The three then begin to explore Colony 5 and approach a room where a fire burns. Here they see a human chopping up members of Colony 5, while others feast on human remains. As the three try to escape, Graydon is killed by the cannibals. Briggs and Sam are able to make it up the ladder out of the colony and destroy the shaft with a stick of dynamite. Taking shelter in an abandoned helicopter, they wake up in the morning to find that the cannibals have managed to escape from the entombed Colony 5 and have tracked their footprints in the snow. Briggs suggests that they lure the group over a decrepit bridge then use dynamite. When the dynamite fuse goes out, Briggs rushes back to light it, but is attacked by the cannibals. He relights the fuse and sacrifices himself to blow a large gap in the bridge.

Kai gets into a heated argument with Mason after learning that he intends to kill a colonist without testing her for disease. Their argument is interrupted when Kai spots a returning, exhausted Sam and runs to him, but Mason promptly knocks her out. When Sam awakens, he finds Mason has taken over and plans to make harsh changes. Sam explains that the cannibals are coming and that there is a thawed-out area they should flee to. Mason does not believe him, thinking he has become unhinged by his ordeal, and handcuffs him to a bed. Sam is able to get free and checks images from a functioning satellite to locate the thawed-out zone. Then the cannibals arrive. Many of the Colony 7 inhabitants are killed, including Sam's friend Viktor. The survivors lock themselves in a room. Sam and Kai bang on the door, but Mason will not let them in. Briggs' daughter Nara knocks Mason down and lets them in. Sam opens a vent for an escape route. The wounded Mason stays behind and, when the cannibals break in, shoots a propane container, causing an explosion that kills presumably all but the leader. The cannibals' leader pursues and attacks Sam, but Sam is able to kill him. Then he, Kai, Nara and a few others begin their journey to the thawed-out site with the precious seeds.

==Production==
The film was shot at CFB North Bay using former NORAD facilities and at the R. L. Hearn Generating Station in Toronto.

==Reception==
Rotten Tomatoes gives the film a score of 18% based on reviews from 33 critics, and a rating average of 4 out of 10. The consensus states "A formulaic sci-fi thriller, The Colony features clichéd dialogue, cheesy special effects, and underdeveloped characters." Critics considered the film to consist of old science fiction ideas. Peter Howell of the Toronto Star noted it could "show investors how well Canadians can mimic Hollywood blockbusters, decent CGI and all, using a fraction of the budget". Jay Stone of Postmedia deemed the film had "too many clichés ... and half-developed characters to make us care enough." The Globe and Mails Liam Lacey also panned the recycled nature of the plot, although noting the scenes appeared to be "authentically chilly throughout".

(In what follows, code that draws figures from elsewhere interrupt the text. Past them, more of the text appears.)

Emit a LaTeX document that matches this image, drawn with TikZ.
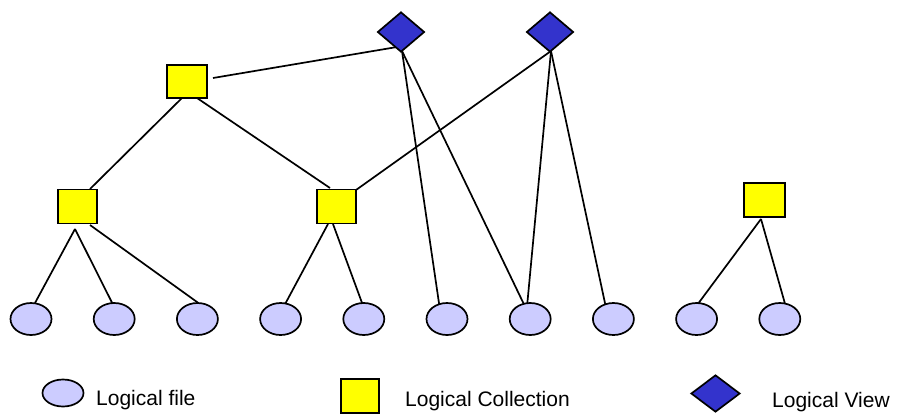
\documentclass[tikz,border=0pt]{standalone}
\usepackage{fontspec}
\setmainfont{Liberation Sans}
\usetikzlibrary{shapes.geometric,calc}
\pgfdeclarelayer{bg}
\pgfsetlayers{bg,main}
\definecolor{viewblue}{HTML}{3333CC}
\definecolor{fileblue}{HTML}{CCCCFF}
\definecolor{collyellow}{HTML}{FFFF00}
\tikzset{
  lview/.style={diamond, draw=black, line width=1.7pt, fill=viewblue, inner sep=0pt, minimum width=47pt, minimum height=40pt},
  lcoll/.style={rectangle, draw=black, line width=1.7pt, fill=collyellow, inner sep=0pt, minimum width=39pt, minimum height=34pt},
  lfile/.style={ellipse, draw=black, line width=1.7pt, fill=fileblue, inner sep=0pt, minimum width=41pt, minimum height=32pt},
  link/.style={draw=black, line width=1.7pt},
  legtext/.style={anchor=base west, inner sep=0pt, font=\fontsize{21}{24}\selectfont}
}
\begin{document}
\begin{tikzpicture}[x=1pt,y=-1pt]
\useasboundingbox (0,0) rectangle (898,413);
% views
\node[lview] (d1) at (401,32) {};
\node[lview] (d2) at (550,32) {};
% collections
\node[lcoll, minimum width=40pt, minimum height=33pt] (s1) at (187,81.5) {};
\node[lcoll] (s2) at (77.5,206.5) {};
\node[lcoll] (s3) at (336.5,206.5) {};
\node[lcoll, minimum width=41pt] (s4) at (764.5,200) {};
% files
\foreach \i/\x in {1/31,2/114.2,3/197.4,4/280.6,5/363.8,6/447,7/530.2,8/613.4,9/696.6,10/779.8}
  \node[lfile] (e\i) at (\x,319) {};
% connectors
\begin{pgfonlayer}{bg}
\draw[link] ($(s1.center)+(26,-3.5)$) -- ($(d1.center)+(-4,15)$);
\draw[link] ($(s1.center)+(-5,16.5)$) -- ($(s2.center)+(12.5,-17.5)$);
\draw[link] ($(s1.center)+(10,16.5)$) -- ($(s3.center)+(-6.5,-18.5)$);
\draw[link] ($(d2.center)+(1,19)$) -- ($(s3.center)+(19.5,-16.5)$);
\draw[link] ($(s2.center)+(-2.5,22.5)$) -- ($(e1.center)+(4,-16)$);
\draw[link] ($(s2.center)+(-2.5,22.5)$) -- ($(e2.center)+(-2,-16)$);
\draw[link] ($(s2.center)+(12.5,18.5)$) -- ($(e3.center)+(1,-16)$);
\draw[link] ($(s3.center)+(-8.5,17.5)$) -- ($(e4.center)+(4,-14)$);
\draw[link] ($(s3.center)+(-3.5,17.5)$) -- ($(e5.center)+(-1,-14)$);
\draw[link] ($(d1.center)+(1,19)$) -- ($(e6.center)+(-7,-9)$);
\draw[link] ($(d1.center)+(1,19)$) -- ($(e7.center)+(-3.5,-9)$);
\draw[link] ($(d2.center)+(1,19)$) -- ($(e7.center)+(-3.5,-9)$);
\draw[link] ($(d2.center)+(1,19)$) -- ($(e8.center)+(-8,-14)$);
\draw[link] ($(s4.center)+(-3.5,19)$) -- ($(e9.center)+(2,-16)$);
\draw[link] ($(s4.center)+(-3.5,19)$) -- ($(e10.center)+(5,-16)$);
\end{pgfonlayer}
% legend
\node[lfile, minimum height=27pt] (le) at (63,393) {};
\node[legtext] (lt1) at (96,405) {Logical file};
\node[lcoll, minimum width=38pt] (lc) at (360,396) {};
\node[legtext] (lt2) at (405,406) {Logical Collection};
\node[lview, minimum width=49pt, minimum height=37pt] (lv) at (715.5,393.5) {};
\node[legtext] (lt3) at (772,407) {Logical View};
\end{tikzpicture}
\end{document}
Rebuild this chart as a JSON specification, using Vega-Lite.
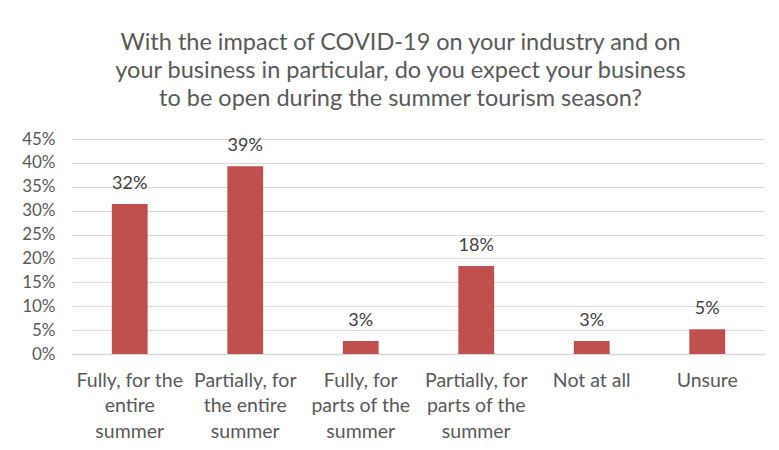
{
  "$schema": "https://vega.github.io/schema/vega-lite/v6.json",
  "width": 693,
  "height": 215,
  "autosize": {"type": "none"},
  "padding": {"left": 72, "top": 139, "right": 14, "bottom": 96},
  "background": "white",
  "title": {
    "text": ["With the impact of COVID-19 on your industry and on", "your business in particular, do you expect your business", "to be open during the summer tourism season?"],
    "anchor": "middle",
    "frame": "group",
    "dx": -18,
    "offset": 20,
    "font": "Lato",
    "fontSize": 23.5,
    "fontWeight": "normal",
    "color": "#595959",
    "lineHeight": 28
  },
  "data": {
    "values": [
      {"answer": "Fully, for the|entire|summer", "share": 0.314, "label": "32%"},
      {"answer": "Partially, for|the entire|summer", "share": 0.393, "label": "39%"},
      {"answer": "Fully, for|parts of the|summer", "share": 0.027, "label": "3%"},
      {"answer": "Partially, for|parts of the|summer", "share": 0.184, "label": "18%"},
      {"answer": "Not at all", "share": 0.027, "label": "3%"},
      {"answer": "Unsure", "share": 0.052, "label": "5%"}
    ]
  },
  "encoding": {
    "x": {
      "field": "answer",
      "type": "nominal",
      "sort": null,
      "title": null,
      "scale": {"paddingInner": 0.69, "paddingOuter": 0.345},
      "axis": {
        "labelExpr": "split(datum.label, '|')",
        "labelAngle": 0,
        "labelFont": "Lato",
        "labelFontSize": 19.5,
        "labelColor": "#595959",
        "labelLineHeight": 25.5,
        "labelPadding": 17,
        "labelBaseline": "top",
        "labelLimit": 200,
        "ticks": false,
        "domainColor": "#d9d9d9",
        "domainWidth": 1.5
      }
    },
    "y": {
      "field": "share",
      "type": "quantitative",
      "title": null,
      "scale": {"domain": [0, 0.45], "nice": false},
      "axis": {
        "format": ".0%",
        "values": [0, 0.05, 0.1, 0.15, 0.2, 0.25, 0.3, 0.35, 0.4, 0.45],
        "labelFont": "Lato",
        "labelFontSize": 17,
        "labelColor": "#595959",
        "labelPadding": 17,
        "ticks": false,
        "domain": false,
        "gridColor": "#d9d9d9",
        "gridWidth": 1.2
      }
    }
  },
  "layer": [
    {"mark": {"type": "bar", "color": "#C0504D"}},
    {
      "mark": {"type": "text", "baseline": "bottom", "dy": -11, "font": "Lato", "fontSize": 18, "color": "#404040"},
      "encoding": {"text": {"field": "label"}}
    }
  ],
  "config": {"view": {"stroke": null}}
}
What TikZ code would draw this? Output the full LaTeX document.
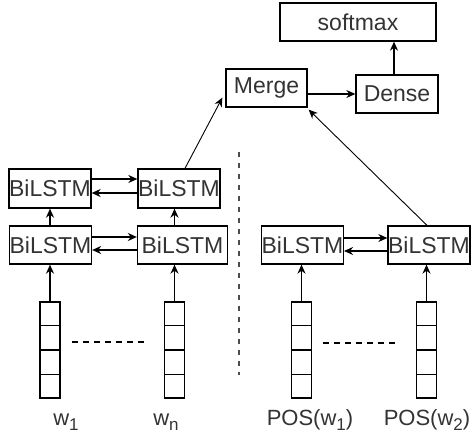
\documentclass[tikz,border=0pt]{standalone}
\usepackage{fontspec}
\setmainfont{Liberation Sans}
\usetikzlibrary{arrows.meta,calc}
\newcommand{\mysub}[1]{\raisebox{-5pt}{\fontsize{17}{20}\selectfont #1}}
\begin{document}
\begin{tikzpicture}[x=1pt,y=-1pt,
  box/.style={draw, line width=1.3pt, inner sep=0pt, minimum width=82pt, minimum height=38pt,
    font=\fontsize{23}{26}\selectfont, text=black!80},
  vec/.style={draw, line width=1.3pt, inner sep=0pt, minimum width=20pt, minimum height=96pt},
  arr/.style={line width=1.4pt, -{Stealth[length=9pt,width=8pt]}},
  thinarr/.style={line width=0.9pt, -{Stealth[length=9pt,width=8pt]}},
  lab/.style={font=\fontsize{22}{26}\selectfont, text=black!80, anchor=base, inner sep=0pt},
  dots/.style={line width=1.1pt, dash pattern=on 6pt off 5pt},
]
\path[use as bounding box] (0,0) rectangle (472,441);

% top
\node[box, minimum width=156pt] (s) at (358,22) {softmax};
\node[box] (d) at (397,94) {Dense};
\node[box, minimum width=81pt] (m) at (266.5,88) {Merge};

% left BiLSTMs
\node[box, minimum height=39pt] (t1) at (50,188.5) {BiLSTM};
\node[box, minimum height=39pt] (t2) at (179,188.5) {BiLSTM};
\node[box] (b1) at (50.5,245) {BiLSTM};
\node[box, minimum width=90pt] (b2) at (182.5,245) {BiLSTM};

% right BiLSTMs
\node[box, minimum width=81pt] (r1) at (302.5,245) {BiLSTM};
\node[box] (r2) at (429,245) {BiLSTM};

% vectors
\foreach \n/\x in {v1/50, v2/174.5, v3/301.5, v4/426.5}{
  \node[vec] (\n) at (\x,350) {};
  \foreach \k in {1,2,3}{
    \draw[line width=1.3pt] ($(\n.north west)!\k/4!(\n.south west)$) -- ($(\n.north east)!\k/4!(\n.south east)$);
  }
}

% labels
\node[lab] (l1) at (66,425) {w\mysub{1}};
\node[lab] (l2) at (166,425) {w\mysub{n}};
\node[lab] (l3) at (310,425) {POS(w\mysub{1})};
\node[lab] (l4) at (427,425) {POS(w\mysub{2})};

% vector to BiLSTM
\draw[arr] (v1.north) -- (v1.north |- b1.south);
\draw[arr] (v2.north) -- (v2.north |- b2.south);
\draw[arr] (v3.north) -- (v3.north |- r1.south);
\draw[arr] (v4.north) -- (v4.north |- r2.south);

% row to row
\draw[arr] (v1.north |- b1.north) -- (v1.north |- t1.south);
\draw[arr] (v2.north |- b2.north) -- (v2.north |- t2.south);

% horizontal pairs
\draw[arr] ([yshift=9.5pt]t1.east) -- ([yshift=9.5pt]t1.east -| t2.west);
\draw[arr] ([yshift=-4.5pt]t2.west) -- ([yshift=-4.5pt]t2.west -| t1.east);
\draw[arr] ([yshift=8pt]b1.east) -- ([yshift=8pt]b1.east -| b2.west);
\draw[arr] ([yshift=-5pt]b2.west) -- ([yshift=-5pt]b2.west -| b1.east);
\draw[arr] ([yshift=7pt]r1.east) -- ([yshift=7pt]r1.east -| r2.west);
\draw[arr] ([yshift=-6pt]r2.west) -- ([yshift=-6pt]r2.west -| r1.east);

% to merge
\draw[thinarr] ([xshift=6pt]t2.north) -- ([xshift=-3pt,yshift=10pt]m.south west);
\draw[thinarr] ([xshift=-2pt]r2.north) -- ([xshift=1pt,yshift=-2pt]m.south east);
\draw[arr] (d.west -| m.east) -- (d.west);
\draw[arr] ([xshift=-3pt]d.north) -- ([xshift=-3pt]d.north |- s.south);

% dashed
\coordinate (da1) at (72,342); \coordinate (da2) at (147,342);
\coordinate (db1) at (323,343); \coordinate (db2) at (399,343);
\draw[dots] (da1) -- (da2);
\draw[dots] (db1) -- (db2);
\coordinate (sep1) at (239,152); \coordinate (sep2) at (239,375);
\draw[line width=1.6pt, dash pattern=on 5pt off 6pt, black!70] (sep1) -- (sep2);
\end{tikzpicture}
\end{document}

The film received two Canadian Screen Award nominations at the 2nd Canadian Screen Awards in 2014, for Best Costume Design (Lea Carlson) and Best Makeup (Louise Mackintosh, Peggy Kyriakidou and Shauna Llewellyn).

==Home media==
The Colony was released on DVD and Blu-ray on 27 August 2013 in Canada, 15 October 2013 in the United States and 20 January 2014 in the United Kingdom.